**Problem to work on:** Among the records that follow, find the line with "Rebuild this chart" and the line with "return [x, ys[i]];". Set down those lines and all lines between them exactly, without adding anything.

**Records to process:**
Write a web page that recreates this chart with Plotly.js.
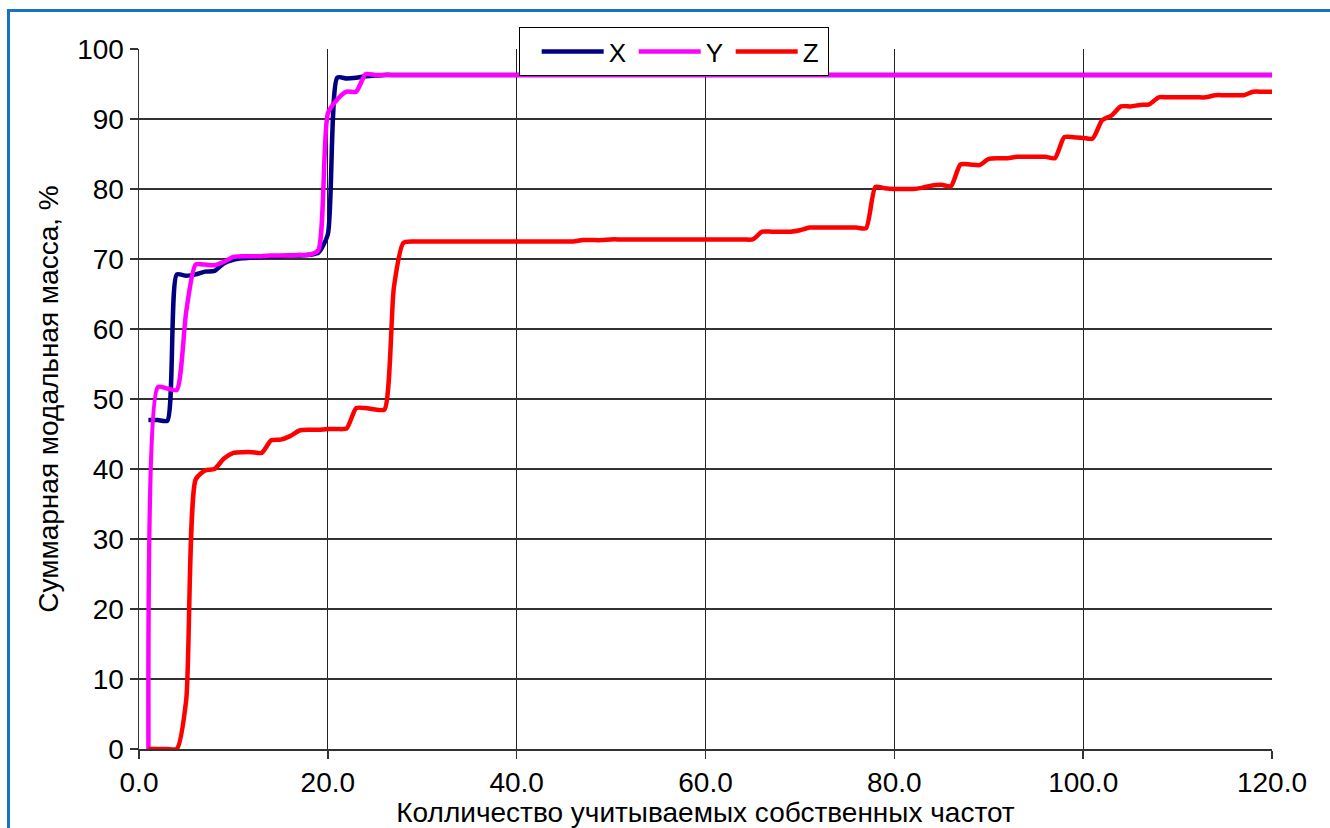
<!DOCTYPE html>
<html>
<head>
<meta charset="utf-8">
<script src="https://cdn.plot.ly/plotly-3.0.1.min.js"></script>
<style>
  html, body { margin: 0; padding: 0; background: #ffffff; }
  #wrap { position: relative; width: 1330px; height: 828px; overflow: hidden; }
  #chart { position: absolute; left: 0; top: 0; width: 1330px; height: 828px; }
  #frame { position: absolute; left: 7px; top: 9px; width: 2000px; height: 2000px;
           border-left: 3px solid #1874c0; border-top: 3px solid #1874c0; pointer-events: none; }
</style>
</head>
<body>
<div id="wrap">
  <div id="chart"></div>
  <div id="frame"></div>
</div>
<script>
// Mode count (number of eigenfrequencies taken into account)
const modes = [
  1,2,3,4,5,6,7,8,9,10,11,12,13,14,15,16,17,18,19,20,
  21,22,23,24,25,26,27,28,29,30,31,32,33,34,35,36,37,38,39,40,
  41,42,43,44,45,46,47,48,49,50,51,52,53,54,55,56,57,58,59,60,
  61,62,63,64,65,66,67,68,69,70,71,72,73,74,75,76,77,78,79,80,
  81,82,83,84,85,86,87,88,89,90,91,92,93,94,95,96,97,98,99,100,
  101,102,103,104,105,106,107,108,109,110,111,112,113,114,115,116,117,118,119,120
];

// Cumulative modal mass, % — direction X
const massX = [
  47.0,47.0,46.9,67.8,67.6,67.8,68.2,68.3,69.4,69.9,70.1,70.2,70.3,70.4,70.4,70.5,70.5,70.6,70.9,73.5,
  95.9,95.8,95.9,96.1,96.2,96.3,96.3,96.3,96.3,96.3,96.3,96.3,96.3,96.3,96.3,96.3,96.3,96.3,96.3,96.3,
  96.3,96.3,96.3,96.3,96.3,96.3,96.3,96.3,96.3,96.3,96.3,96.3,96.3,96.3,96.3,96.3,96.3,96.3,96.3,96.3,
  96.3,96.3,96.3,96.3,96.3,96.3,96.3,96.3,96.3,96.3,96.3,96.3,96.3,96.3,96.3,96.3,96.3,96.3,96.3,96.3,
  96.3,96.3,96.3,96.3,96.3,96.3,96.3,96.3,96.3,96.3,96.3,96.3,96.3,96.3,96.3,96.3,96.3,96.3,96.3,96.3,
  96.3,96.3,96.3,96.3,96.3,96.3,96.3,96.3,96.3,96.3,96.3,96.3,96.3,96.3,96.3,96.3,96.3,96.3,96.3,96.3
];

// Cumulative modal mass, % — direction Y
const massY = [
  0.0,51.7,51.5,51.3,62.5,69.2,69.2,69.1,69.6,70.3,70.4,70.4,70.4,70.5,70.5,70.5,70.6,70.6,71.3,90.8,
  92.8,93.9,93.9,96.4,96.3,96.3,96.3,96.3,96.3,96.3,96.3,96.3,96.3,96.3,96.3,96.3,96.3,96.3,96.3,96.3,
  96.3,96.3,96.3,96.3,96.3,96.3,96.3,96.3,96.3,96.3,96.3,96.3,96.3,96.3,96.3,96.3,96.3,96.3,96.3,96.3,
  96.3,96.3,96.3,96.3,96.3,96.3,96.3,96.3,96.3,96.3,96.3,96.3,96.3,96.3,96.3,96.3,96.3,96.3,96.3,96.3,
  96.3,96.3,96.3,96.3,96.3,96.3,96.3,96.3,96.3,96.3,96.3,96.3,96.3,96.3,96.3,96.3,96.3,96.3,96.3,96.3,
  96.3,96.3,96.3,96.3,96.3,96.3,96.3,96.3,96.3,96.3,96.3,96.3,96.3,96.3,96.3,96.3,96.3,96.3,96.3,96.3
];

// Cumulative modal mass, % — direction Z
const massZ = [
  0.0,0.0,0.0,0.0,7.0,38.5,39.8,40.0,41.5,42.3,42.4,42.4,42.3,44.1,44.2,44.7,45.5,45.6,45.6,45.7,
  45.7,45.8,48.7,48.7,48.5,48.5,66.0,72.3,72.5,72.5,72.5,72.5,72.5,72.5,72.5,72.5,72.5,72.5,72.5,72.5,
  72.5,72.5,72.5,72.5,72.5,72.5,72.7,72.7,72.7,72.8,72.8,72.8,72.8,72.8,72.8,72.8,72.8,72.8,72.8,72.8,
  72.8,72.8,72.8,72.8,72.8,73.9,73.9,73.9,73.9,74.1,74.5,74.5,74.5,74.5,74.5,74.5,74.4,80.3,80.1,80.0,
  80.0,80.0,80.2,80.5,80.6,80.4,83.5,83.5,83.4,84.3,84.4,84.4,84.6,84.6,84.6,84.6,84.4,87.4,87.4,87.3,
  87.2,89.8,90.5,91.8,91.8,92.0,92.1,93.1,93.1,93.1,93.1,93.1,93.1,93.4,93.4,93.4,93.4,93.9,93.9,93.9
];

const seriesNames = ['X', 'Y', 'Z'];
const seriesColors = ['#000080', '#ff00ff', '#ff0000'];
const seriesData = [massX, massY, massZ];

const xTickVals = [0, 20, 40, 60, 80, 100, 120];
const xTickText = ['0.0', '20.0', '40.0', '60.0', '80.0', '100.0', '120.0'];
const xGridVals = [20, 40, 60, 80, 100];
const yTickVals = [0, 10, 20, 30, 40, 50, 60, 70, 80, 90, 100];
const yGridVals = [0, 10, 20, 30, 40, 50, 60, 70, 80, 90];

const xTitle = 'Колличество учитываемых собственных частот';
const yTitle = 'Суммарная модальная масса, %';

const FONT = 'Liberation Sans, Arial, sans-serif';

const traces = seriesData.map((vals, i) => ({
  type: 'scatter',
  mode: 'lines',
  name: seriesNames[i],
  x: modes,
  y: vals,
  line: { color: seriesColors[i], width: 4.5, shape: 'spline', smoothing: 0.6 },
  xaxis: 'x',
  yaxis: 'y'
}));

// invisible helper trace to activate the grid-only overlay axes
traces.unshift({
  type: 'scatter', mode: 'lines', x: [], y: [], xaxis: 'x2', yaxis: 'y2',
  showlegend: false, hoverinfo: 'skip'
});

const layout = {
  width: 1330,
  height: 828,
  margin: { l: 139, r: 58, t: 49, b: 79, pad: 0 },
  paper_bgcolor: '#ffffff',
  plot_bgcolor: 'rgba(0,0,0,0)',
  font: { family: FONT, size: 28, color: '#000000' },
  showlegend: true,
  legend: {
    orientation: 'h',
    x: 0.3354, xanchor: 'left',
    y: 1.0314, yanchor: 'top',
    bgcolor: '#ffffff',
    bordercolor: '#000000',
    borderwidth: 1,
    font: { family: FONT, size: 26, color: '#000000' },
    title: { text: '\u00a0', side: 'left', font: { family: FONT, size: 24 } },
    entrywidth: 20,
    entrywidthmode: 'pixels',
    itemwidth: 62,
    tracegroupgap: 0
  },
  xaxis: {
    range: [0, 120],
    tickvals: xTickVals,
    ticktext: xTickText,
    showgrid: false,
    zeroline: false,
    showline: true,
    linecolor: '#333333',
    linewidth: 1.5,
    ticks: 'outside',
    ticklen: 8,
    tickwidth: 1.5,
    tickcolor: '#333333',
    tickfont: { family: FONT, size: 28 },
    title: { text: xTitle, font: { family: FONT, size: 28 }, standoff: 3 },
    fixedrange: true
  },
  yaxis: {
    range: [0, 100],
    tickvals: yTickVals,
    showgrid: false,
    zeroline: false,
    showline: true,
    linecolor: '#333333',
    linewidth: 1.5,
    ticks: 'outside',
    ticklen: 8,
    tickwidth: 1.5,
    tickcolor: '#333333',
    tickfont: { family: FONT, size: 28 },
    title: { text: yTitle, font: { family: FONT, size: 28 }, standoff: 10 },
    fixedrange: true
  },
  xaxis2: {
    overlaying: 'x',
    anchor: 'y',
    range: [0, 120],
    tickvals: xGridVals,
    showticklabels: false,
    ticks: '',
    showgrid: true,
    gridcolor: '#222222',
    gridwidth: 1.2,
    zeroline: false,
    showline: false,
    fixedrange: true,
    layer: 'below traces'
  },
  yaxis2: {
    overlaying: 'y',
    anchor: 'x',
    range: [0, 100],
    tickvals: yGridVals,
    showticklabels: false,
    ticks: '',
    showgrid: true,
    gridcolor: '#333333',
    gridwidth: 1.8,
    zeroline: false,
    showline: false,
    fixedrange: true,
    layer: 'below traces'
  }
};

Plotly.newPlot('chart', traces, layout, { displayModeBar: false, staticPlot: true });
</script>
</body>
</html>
...
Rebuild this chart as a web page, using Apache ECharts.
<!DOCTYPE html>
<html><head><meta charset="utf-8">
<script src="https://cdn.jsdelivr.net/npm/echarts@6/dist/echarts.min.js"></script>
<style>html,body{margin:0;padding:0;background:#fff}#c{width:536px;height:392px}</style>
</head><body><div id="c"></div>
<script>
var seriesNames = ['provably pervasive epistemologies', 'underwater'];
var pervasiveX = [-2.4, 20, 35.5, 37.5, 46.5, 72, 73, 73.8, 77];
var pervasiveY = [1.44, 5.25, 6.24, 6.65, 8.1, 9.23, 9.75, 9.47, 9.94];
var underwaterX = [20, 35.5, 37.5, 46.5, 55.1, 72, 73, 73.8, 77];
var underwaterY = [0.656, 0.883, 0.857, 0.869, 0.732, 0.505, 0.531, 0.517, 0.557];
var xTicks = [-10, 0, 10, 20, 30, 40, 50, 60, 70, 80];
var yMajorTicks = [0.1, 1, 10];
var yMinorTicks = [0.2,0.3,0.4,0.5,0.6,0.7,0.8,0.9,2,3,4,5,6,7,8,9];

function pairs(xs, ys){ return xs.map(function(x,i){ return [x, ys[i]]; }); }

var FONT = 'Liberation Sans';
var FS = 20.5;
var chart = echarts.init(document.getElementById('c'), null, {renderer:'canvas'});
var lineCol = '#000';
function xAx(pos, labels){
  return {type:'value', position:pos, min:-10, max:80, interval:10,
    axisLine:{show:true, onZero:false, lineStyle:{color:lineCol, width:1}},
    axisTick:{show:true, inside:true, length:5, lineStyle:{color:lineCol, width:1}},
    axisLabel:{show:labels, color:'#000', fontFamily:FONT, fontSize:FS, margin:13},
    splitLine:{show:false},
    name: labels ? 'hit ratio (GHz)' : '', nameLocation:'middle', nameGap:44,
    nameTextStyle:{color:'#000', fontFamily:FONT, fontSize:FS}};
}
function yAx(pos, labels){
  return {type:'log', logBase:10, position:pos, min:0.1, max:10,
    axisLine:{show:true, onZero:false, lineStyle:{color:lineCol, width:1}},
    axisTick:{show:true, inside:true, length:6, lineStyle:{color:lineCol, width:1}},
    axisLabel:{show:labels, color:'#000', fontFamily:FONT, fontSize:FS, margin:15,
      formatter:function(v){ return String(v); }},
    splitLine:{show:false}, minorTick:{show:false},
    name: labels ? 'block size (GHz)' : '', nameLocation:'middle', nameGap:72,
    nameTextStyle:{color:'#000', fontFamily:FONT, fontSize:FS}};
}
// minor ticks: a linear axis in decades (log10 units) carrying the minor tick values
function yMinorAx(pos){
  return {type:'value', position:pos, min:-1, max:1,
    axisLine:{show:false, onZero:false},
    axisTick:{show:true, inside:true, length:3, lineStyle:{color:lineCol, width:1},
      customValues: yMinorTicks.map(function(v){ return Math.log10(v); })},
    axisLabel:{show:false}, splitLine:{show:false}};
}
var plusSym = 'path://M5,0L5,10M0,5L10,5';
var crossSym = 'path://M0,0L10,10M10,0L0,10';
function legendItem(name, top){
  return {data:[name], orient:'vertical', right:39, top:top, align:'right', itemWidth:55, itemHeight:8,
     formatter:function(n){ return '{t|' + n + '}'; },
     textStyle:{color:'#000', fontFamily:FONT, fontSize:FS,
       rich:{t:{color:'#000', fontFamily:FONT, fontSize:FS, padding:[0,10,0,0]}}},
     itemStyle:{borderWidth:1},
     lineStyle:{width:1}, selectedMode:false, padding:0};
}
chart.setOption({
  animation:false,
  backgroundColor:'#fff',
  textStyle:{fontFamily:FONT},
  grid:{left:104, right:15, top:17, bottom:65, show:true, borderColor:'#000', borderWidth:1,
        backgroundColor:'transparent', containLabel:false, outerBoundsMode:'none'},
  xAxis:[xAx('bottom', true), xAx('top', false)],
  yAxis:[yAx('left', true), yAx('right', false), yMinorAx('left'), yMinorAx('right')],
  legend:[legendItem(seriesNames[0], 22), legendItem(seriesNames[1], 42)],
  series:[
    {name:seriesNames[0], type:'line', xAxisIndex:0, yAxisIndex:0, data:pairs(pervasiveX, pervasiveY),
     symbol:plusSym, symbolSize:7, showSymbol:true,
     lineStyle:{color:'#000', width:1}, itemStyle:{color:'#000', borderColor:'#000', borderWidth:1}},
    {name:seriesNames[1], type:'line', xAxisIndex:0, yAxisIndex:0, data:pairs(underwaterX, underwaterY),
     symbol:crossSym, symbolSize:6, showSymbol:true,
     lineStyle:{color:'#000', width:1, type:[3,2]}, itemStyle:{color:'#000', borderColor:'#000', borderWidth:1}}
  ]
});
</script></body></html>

**Exercise output:**
Rebuild this chart as a web page, using Apache ECharts.
<!DOCTYPE html>
<html><head><meta charset="utf-8">
<script src="https://cdn.jsdelivr.net/npm/echarts@6/dist/echarts.min.js"></script>
<style>html,body{margin:0;padding:0;background:#fff}#c{width:536px;height:392px}</style>
</head><body><div id="c"></div>
<script>
var seriesNames = ['provably pervasive epistemologies', 'underwater'];
var pervasiveX = [-2.4, 20, 35.5, 37.5, 46.5, 72, 73, 73.8, 77];
var pervasiveY = [1.44, 5.25, 6.24, 6.65, 8.1, 9.23, 9.75, 9.47, 9.94];
var underwaterX = [20, 35.5, 37.5, 46.5, 55.1, 72, 73, 73.8, 77];
var underwaterY = [0.656, 0.883, 0.857, 0.869, 0.732, 0.505, 0.531, 0.517, 0.557];
var xTicks = [-10, 0, 10, 20, 30, 40, 50, 60, 70, 80];
var yMajorTicks = [0.1, 1, 10];
var yMinorTicks = [0.2,0.3,0.4,0.5,0.6,0.7,0.8,0.9,2,3,4,5,6,7,8,9];

function pairs(xs, ys){ return xs.map(function(x,i){ return [x, ys[i]]; }); }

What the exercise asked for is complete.